EXERCISE OBJECTIVE »
In this exercise, return the whole listing exactly, excluding any images.

DATASET SECTION »
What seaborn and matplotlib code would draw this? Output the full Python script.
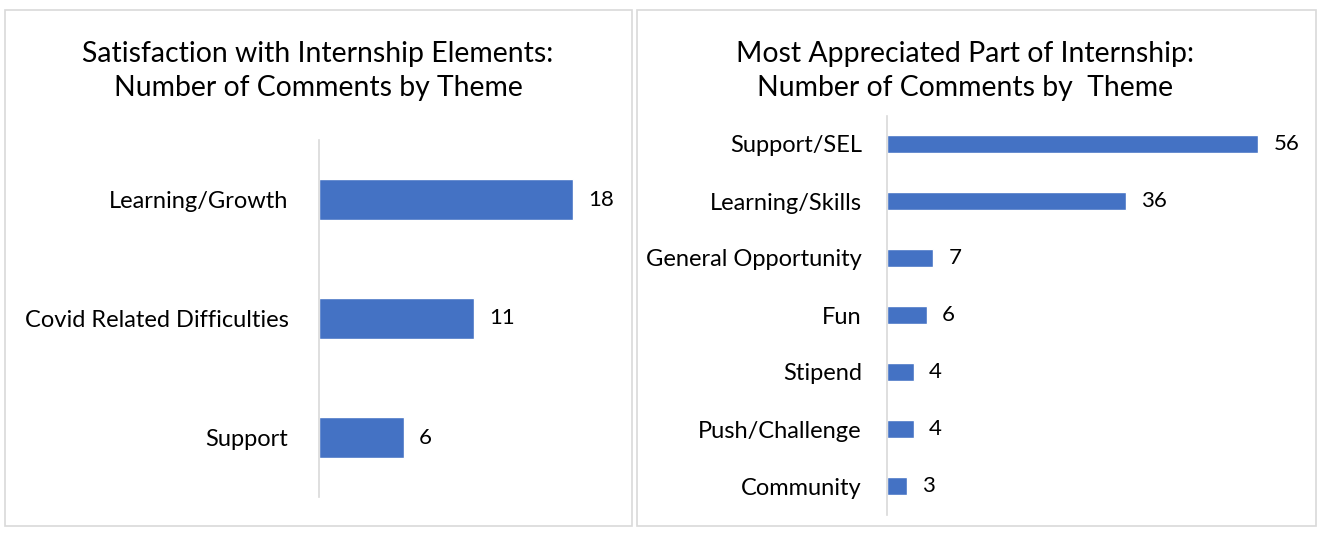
import matplotlib
matplotlib.use("Agg")
import matplotlib.pyplot as plt
import seaborn as sns
import pandas as pd
from matplotlib.patches import Rectangle

sns.set_theme(style="white")
plt.rcParams['font.family'] = ['Lato', 'DejaVu Sans']

left_cats = ["Learning/Growth", "Covid Related Difficulties", "Support"]
left_vals = [18, 11, 6]
right_cats = ["Support/SEL", "Learning/Skills", "General Opportunity", "Fun",
              "Stipend", "Push/Challenge", "Community"]
right_vals = [56, 36, 7, 6, 4, 4, 3]
left_title = "Satisfaction with Internship Elements:\nNumber of Comments by Theme"
right_title = "Most Appreciated Part of Internship:\nNumber of Comments by  Theme"

W, H = 1330, 536
fig = plt.figure(figsize=(W / 100, H / 100), dpi=100)
BAR = "#4472C4"
GRID = "#d9d9d9"
TXT = "#000000"

def px(x0, y0, w, h):
    return [x0 / W, (H - y0 - h) / H, w / W, h / H]

# panel frames
for (x0, x1) in [(5, 632), (637, 1316)]:
    fig.patches.append(Rectangle((x0 / W, 10 / H), (x1 - x0) / W, (526 - 10) / H,
                                 transform=fig.transFigure, fill=False,
                                 edgecolor=GRID, linewidth=1.2))

def panel(rect, cats, vals, xmax, width, pad_lbl, tick_pad):
    ax = fig.add_axes(rect)
    df = pd.DataFrame({"cat": cats, "val": vals})
    sns.barplot(data=df, y="cat", x="val", orient="h", color=BAR,
                width=width, saturation=1, ax=ax)
    ax.set_xlim(0, xmax)
    ax.set_xlabel("")
    ax.set_ylabel("")
    ax.set_xticks([])
    for s in ["top", "right", "bottom"]:
        ax.spines[s].set_visible(False)
    ax.spines["left"].set_color(GRID)
    ax.spines["left"].set_linewidth(1.2)
    ax.tick_params(axis="y", length=0, pad=tick_pad, labelsize=17, labelcolor=TXT)
    ax.patch.set_alpha(0)
    ax.bar_label(ax.containers[0], padding=pad_lbl, fontsize=16, color=TXT)
    return ax

panel(px(319, 140, 282, 357), left_cats, left_vals, 20, 0.345, 11, 22)
panel(px(887, 115.5, 398, 399), right_cats, right_vals, 60, 0.33, 11, 18)

fig.text(318 / W, (H - 71) / H, left_title, ha="center", va="center",
         fontsize=20.4, linespacing=1.42, color=TXT)
fig.text(965 / W, (H - 71) / H, right_title, ha="center", va="center",
         fontsize=20.4, linespacing=1.42, color=TXT)

fig.savefig("out.png", dpi=100)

RESULT »
What seaborn and matplotlib code would draw this? Output the full Python script.
import matplotlib
matplotlib.use("Agg")
import matplotlib.pyplot as plt
import seaborn as sns
import pandas as pd
from matplotlib.patches import Rectangle

sns.set_theme(style="white")
plt.rcParams['font.family'] = ['Lato', 'DejaVu Sans']

left_cats = ["Learning/Growth", "Covid Related Difficulties", "Support"]
left_vals = [18, 11, 6]
right_cats = ["Support/SEL", "Learning/Skills", "General Opportunity", "Fun",
              "Stipend", "Push/Challenge", "Community"]
right_vals = [56, 36, 7, 6, 4, 4, 3]
left_title = "Satisfaction with Internship Elements:\nNumber of Comments by Theme"
right_title = "Most Appreciated Part of Internship:\nNumber of Comments by  Theme"

W, H = 1330, 536
fig = plt.figure(figsize=(W / 100, H / 100), dpi=100)
BAR = "#4472C4"
GRID = "#d9d9d9"
TXT = "#000000"

def px(x0, y0, w, h):
    return [x0 / W, (H - y0 - h) / H, w / W, h / H]

# panel frames
for (x0, x1) in [(5, 632), (637, 1316)]:
    fig.patches.append(Rectangle((x0 / W, 10 / H), (x1 - x0) / W, (526 - 10) / H,
                                 transform=fig.transFigure, fill=False,
                                 edgecolor=GRID, linewidth=1.2))

def panel(rect, cats, vals, xmax, width, pad_lbl, tick_pad):
    ax = fig.add_axes(rect)
    df = pd.DataFrame({"cat": cats, "val": vals})
    sns.barplot(data=df, y="cat", x="val", orient="h", color=BAR,
                width=width, saturation=1, ax=ax)
    ax.set_xlim(0, xmax)
    ax.set_xlabel("")
    ax.set_ylabel("")
    ax.set_xticks([])
    for s in ["top", "right", "bottom"]:
        ax.spines[s].set_visible(False)
    ax.spines["left"].set_color(GRID)
    ax.spines["left"].set_linewidth(1.2)
    ax.tick_params(axis="y", length=0, pad=tick_pad, labelsize=17, labelcolor=TXT)
    ax.patch.set_alpha(0)
    ax.bar_label(ax.containers[0], padding=pad_lbl, fontsize=16, color=TXT)
    return ax

panel(px(319, 140, 282, 357), left_cats, left_vals, 20, 0.345, 11, 22)
panel(px(887, 115.5, 398, 399), right_cats, right_vals, 60, 0.33, 11, 18)

fig.text(318 / W, (H - 71) / H, left_title, ha="center", va="center",
         fontsize=20.4, linespacing=1.42, color=TXT)
fig.text(965 / W, (H - 71) / H, right_title, ha="center", va="center",
         fontsize=20.4, linespacing=1.42, color=TXT)

fig.savefig("out.png", dpi=100)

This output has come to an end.